Article 9. Un processus de RIC peut être interrompu à tout moment si le pouvoir représentatif légifère en conséquence et valide la proposition en cours du R.I.C en respectant l’intégralité du projet, Dans le cas contraire le Président de la République est tenu, dans les 3 mois, de fixer la date du R.I.C et en confie l’exécution au ministère de l’intérieur.
Article 10. La phase 2 du R.I.C., le débat citoyen est organisé dans le cadre d’une infrastructure dédiée, composée d’un ensemble de salles publiques ouvertes dans chaque localité, par tranche nominative de 3.500 électeurs, qui en seront informés. Le prêt et l’utilisation de ces salles étant entièrement financés par les collectivités territoriales. Les projets validés y sont débattus en toute liberté. Dans chaque salle un animateur sera désigné par l’ensemble des membres de la salle lors de sa première réunion débat. Les projets sont mis en débat dans l’ordre chronologique de leur validation. Chaque projet doit bénéficier d’un débat étalé sur un mois. L’organisation des réunions de débat et les débats eux-mêmes sont soumis au respect d’une charte de fonctionnement,
Article 11. La phase 3 du R.I.C., la votation est organisée par le Ministère de l’intérieur. Le R.I.C est déclaré adopté si la majorité plus une voix a répondu oui à la question posée sous réserve d’une participation égale ou supérieure à 50 % du corps électoral.
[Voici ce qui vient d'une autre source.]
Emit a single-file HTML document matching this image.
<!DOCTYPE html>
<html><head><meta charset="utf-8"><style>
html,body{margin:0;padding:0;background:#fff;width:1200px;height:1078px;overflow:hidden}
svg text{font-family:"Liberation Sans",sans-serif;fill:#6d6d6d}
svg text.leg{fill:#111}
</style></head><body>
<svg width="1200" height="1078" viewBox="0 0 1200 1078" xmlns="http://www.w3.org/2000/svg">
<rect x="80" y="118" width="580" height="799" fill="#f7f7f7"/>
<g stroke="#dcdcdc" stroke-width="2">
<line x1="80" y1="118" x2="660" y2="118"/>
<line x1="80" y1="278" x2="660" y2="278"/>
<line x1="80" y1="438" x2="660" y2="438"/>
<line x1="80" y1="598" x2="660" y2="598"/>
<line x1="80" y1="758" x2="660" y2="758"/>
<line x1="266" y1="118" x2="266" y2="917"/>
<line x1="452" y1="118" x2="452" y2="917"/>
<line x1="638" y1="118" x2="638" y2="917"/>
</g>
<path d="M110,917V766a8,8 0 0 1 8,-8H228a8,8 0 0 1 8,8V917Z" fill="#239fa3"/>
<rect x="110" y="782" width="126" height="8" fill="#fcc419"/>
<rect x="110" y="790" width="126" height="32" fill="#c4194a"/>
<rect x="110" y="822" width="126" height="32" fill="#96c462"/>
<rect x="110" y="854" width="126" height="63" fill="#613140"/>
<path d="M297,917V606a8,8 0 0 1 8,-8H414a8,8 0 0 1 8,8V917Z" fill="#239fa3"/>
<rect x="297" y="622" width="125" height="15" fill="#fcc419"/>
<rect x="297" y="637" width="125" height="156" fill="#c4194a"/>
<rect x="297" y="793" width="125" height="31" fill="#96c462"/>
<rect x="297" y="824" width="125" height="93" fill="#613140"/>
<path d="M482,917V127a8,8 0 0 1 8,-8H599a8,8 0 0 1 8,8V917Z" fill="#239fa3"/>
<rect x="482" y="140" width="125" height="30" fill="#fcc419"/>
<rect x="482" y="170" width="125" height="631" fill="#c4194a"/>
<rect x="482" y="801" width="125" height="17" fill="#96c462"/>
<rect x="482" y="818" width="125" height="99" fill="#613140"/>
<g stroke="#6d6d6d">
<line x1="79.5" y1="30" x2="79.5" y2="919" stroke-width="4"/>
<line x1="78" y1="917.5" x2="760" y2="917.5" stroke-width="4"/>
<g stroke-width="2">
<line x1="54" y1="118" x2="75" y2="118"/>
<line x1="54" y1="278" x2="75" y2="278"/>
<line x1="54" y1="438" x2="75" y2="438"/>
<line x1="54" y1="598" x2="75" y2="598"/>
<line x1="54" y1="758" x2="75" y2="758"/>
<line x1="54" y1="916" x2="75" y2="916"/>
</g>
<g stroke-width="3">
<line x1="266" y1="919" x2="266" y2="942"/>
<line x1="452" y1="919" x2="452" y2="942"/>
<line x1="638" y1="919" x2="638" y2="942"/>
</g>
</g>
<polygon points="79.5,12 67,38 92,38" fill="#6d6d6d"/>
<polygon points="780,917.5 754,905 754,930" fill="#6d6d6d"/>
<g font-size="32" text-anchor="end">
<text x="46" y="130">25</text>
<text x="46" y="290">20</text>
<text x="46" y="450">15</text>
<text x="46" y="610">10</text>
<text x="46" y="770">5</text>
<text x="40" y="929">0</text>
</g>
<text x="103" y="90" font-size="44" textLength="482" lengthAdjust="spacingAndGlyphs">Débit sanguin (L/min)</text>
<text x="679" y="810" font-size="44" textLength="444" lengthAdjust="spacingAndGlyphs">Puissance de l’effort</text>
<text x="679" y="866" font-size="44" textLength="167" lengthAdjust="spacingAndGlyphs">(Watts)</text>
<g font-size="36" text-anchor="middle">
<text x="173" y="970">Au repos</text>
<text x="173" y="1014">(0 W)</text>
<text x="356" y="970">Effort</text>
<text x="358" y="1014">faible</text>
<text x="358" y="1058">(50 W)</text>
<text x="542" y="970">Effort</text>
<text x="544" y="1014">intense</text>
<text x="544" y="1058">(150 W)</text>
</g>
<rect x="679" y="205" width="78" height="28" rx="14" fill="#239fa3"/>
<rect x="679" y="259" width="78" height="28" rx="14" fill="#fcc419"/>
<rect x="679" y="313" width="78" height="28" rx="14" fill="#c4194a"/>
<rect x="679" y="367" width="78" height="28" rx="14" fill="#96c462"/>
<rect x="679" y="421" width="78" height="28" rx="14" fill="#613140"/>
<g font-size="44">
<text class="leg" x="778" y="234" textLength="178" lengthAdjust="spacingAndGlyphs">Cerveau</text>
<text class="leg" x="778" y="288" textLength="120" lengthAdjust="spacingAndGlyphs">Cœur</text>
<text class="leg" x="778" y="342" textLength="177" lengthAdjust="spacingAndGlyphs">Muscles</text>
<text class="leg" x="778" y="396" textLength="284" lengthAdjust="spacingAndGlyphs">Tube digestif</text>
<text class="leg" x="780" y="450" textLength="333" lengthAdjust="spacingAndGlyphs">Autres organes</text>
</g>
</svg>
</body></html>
Dans le cas contraire la votation est annulée.
Pour que cette modification de la constitution ait une chance (même minime) de voir le jour, il conviendrait de constituer un "Collectif citoyen pour l'adoption d'un référendum d'initiative citoyenne libre et souverain" qui, après avoir validé ces 11 articles se pencherait la stratégie politique à mettre en oeuvre pour y parvenir.